Peter Dunne. Photo / Mark Mitchell

KEY POINTS:

The day passed with barely a mention to the chagrin, no doubt, of the Government. Tax rates fell for every New Zealand company on April 1, from 33 cents to 30 cents in the dollar.

While the big news was last year when the cut was announced, there's been little recognition that every dollar of profit earned by our companies this month will have just that little bit less clipped off by the taxman.

And with the economic cycle heading into a downturn, this couldn't come at a better time for business in New Zealand.

Revenue Minister Peter Dunne told the Herald on Sunday that he hopes it will not be another 20 years before corporate tax rates are changed again.

"It's only been done two or three times over the past 50 years - think of all the big changes that have happened since then. You can't sit on your laurels. Some kind of regular look at corporate tax - smaller regular adjustments - are needed."

Dunne agrees the tax cuts have come into effect at a useful time in the economic cycle.

"New Zealand used to be the first into recession and the last one out. Now it looks like we won't have negative growth, but just slowing growth."

PricewaterhouseCoopers chairman and leading tax accountant, John Shewan, says the move to 30 per cent corporate tax rate is significant, and its effects will start to be seen soon.

The difference between personal tax rates and the corporate rate, now even wider, makes it more likely for companies, particularly smaller ones, to retain earnings.

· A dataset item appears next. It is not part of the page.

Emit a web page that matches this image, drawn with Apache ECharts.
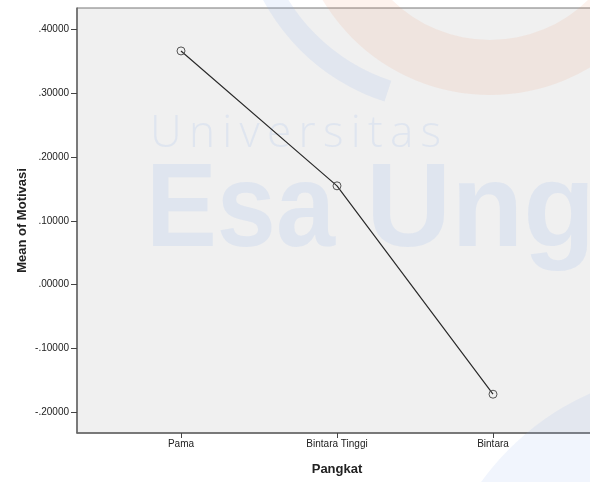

"For smaller companies it doesn't make a lot of sense to pay out profits and volunteer to pay tax at 39 per cent, or 33 per cent if the shares are held by a trust, so there's a clear and direct incentive for companies to retain profits," says Shewan.

"I have said many times we need to remove this ridiculous gap of 9 per cent between the company rate and the individual rate. It sends all the wrong signals. It's a bugger's muddle and we need to deal with it."

This gap "is causing quite a lot of problems and will cause distortion in the statistics", says Shewan. "The retention of profits in companies is going to be quite pronounced in that smaller company end of town.

"It's driving behaviour, incentivising people to do things for tax reasons only. Incentives that are purely tax-driven are bad. They should try to remove them as soon as possible."

Lowering the tax rate means a reduction in Government revenues of $600 million a year, although this will depend on how profitable New Zealand companies are.

"That's a direct cost, but it's also hoped there will be some benefits, because there's going to be more money in the system, higher spending, so the flow-on effects will be hard to quantify," says Shewan.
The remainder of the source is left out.